Der neue Nachbar stößt auf Missfallen

New York. Zu "Ground Zero" wäre es nur ein kurzer Fußweg. Doch dieser Ausflug ist für Dominique Strauss-Kahn, den tief gefallenen früheren IWF-Chef, derzeit keine Option. Nicht nur wegen der Scharen an Medienvertretern, die vor dem Gebäude mit der Hausnummer 71 am Broadway in Lower Manhattan nahe der Wall Street Position bezogen haben

New York. Zu "Ground Zero" wäre es nur ein kurzer Fußweg. Doch dieser Ausflug ist für Dominique Strauss-Kahn, den tief gefallenen früheren IWF-Chef, derzeit keine Option. Nicht nur wegen der Scharen an Medienvertretern, die vor dem Gebäude mit der Hausnummer 71 am Broadway in Lower Manhattan nahe der Wall Street Position bezogen haben. Die Hausarrest-Bedingungen sehen schließlich für den auf Kaution freigelassen 62-jährigen Millionär vor, lediglich für Gerichtstermine, Arztbesuche und einen Synagogenbesuch das Apartment verlassen zu können - und dies nur mit Voranmeldung bei der Staatsanwaltschaft.Die Odyssee durch Manhattan ist dabei für den der sexuellen Nötigung und versuchten Vergewaltigung eines Zimmermädchens angeklagten Politiker noch nicht zu Ende. Hatten am Freitag Proteste der Mitbewohner im noblen "Bristol Plaza" dafür gesorgt, dass das zunächst von seiner Frau Anne Sinclair dort für 14 000 US-Dollar pro Monat angemietete Penthouse wieder gekündigt und somit die Freilassung von "DSK" mehrere Stunden verzögert wurde, so ist die derzeitige Broadway-Bleibe - im Besitz des Wachkonzerns, der auch ein Entweichen Strauss-Kahns nach Frankreich verhindern soll - nur temporär. Spätestens Mitte dieser Woche soll ein endgültiges Quartier gefunden sein, bis der Strafprozess beginnt. Doch die bisherigen Reaktionen der New Yorker zeigen, dass "DSK" für viele nicht der nette neue Nachbar ist, von dem man schon mal eine Tasse Zucker borgen könnte.

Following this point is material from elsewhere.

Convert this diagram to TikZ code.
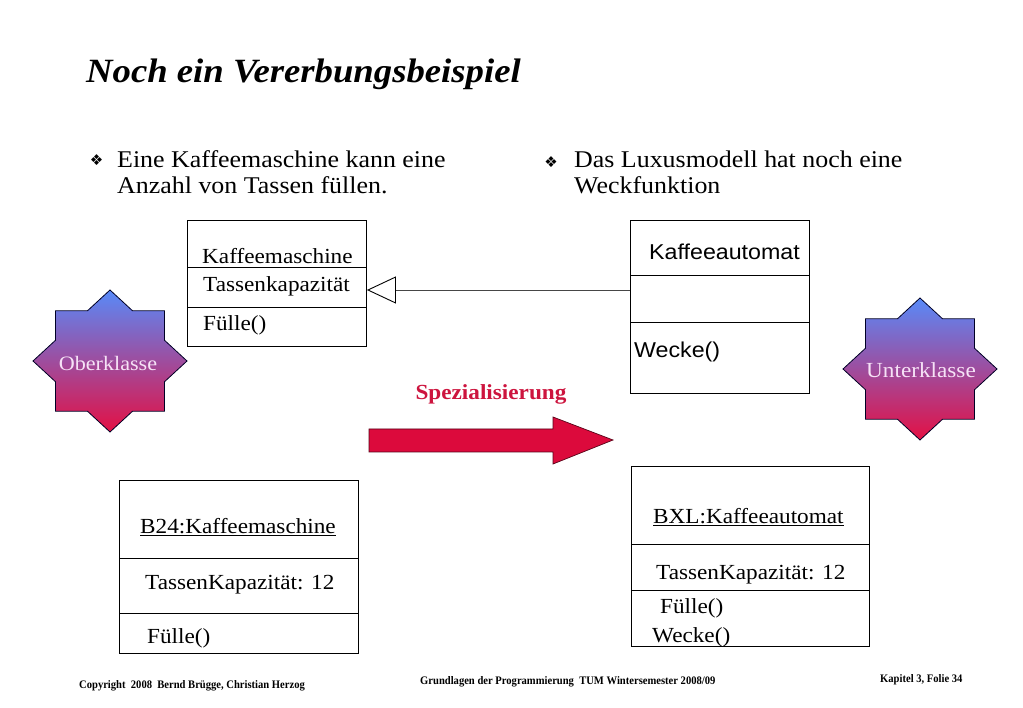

"Dieser Mann ist böse", zitiert beispielsweise die "New York Post" die 31-jährige Joanie Adler, die ebenfalls ein Apartment in dem 21-Stockwerke-Prachtbau bewohnt, in dem Mieten für die kleinsten Ein-Zimmer-Apartments bei umgerechnet 3000 Euro pro Monat beginnen. "Wenn andere Stadtteile ihn nicht wollen, warum sollen wir ihn dann nehmen?", fragt Adler angesichts des Widerstandes, den Strauss-Kahn zuvor in Upper Manhattan erfahren hatte. Auch der in dem Haus ansässige Rechtsanwalt Alex Holland hat eine klare Meinung zu dem Franzosen: "Er gehört in den Knast und nicht hier hin. Wir brauchen den Trubel nicht." Einen Vorteil hat die derzeitige Unterbringung allerdings für die Sicherheitsbehörden: Die Wohnung liegt im sogenannten Ring of Steel, der Terrorschutzzone von Ground Zero. Tausende von Videokameras überwachen dort neben Fußstreifen das öffentliche Geschehen rund um die Uhr. "Ein deutlicher Abstieg im Vergleich zum Bristol Plaza", kommentierte die "New York Times" dieses Quartier.

Doch nicht alle Mitbewohner zeigen sich gegenüber Strauss-Kahn so reserviert. "Er ist o.k." zitiert die "Post" den 26-jährigen Andrew Auernheimer, der Strauss-Kahn auf dem vierten Stock des Hauses getroffen und mit ihm geredet haben will. Er habe "DSK" mit seinen Bewachern auf dem Gang gesehen, ihn gleich in einen Gemeinschaftsraum eingeladen und anderen Mietern vorgestellt. Strauss-Kahn werde vorverurteilt, glaubt Auernheimer. "Ich bin mir sicher, dass mehr zu dieser Story gehört, als wir wissen." Aus seinen Sympathien macht der junge Mann auch aus einem anderen Grund keinen Hehl. "Wir sitzen doch in einem Boot." Denn Auernheimer ist ein in den USA populärer Computer-Hacker, der kürzlich die Daten von 120 000 iPad-Nutzern entwendet haben soll - und nun, freigelassen nach einer Kautionszahlung von 50 000 US-Dollar, auf seinen Prozess wartet.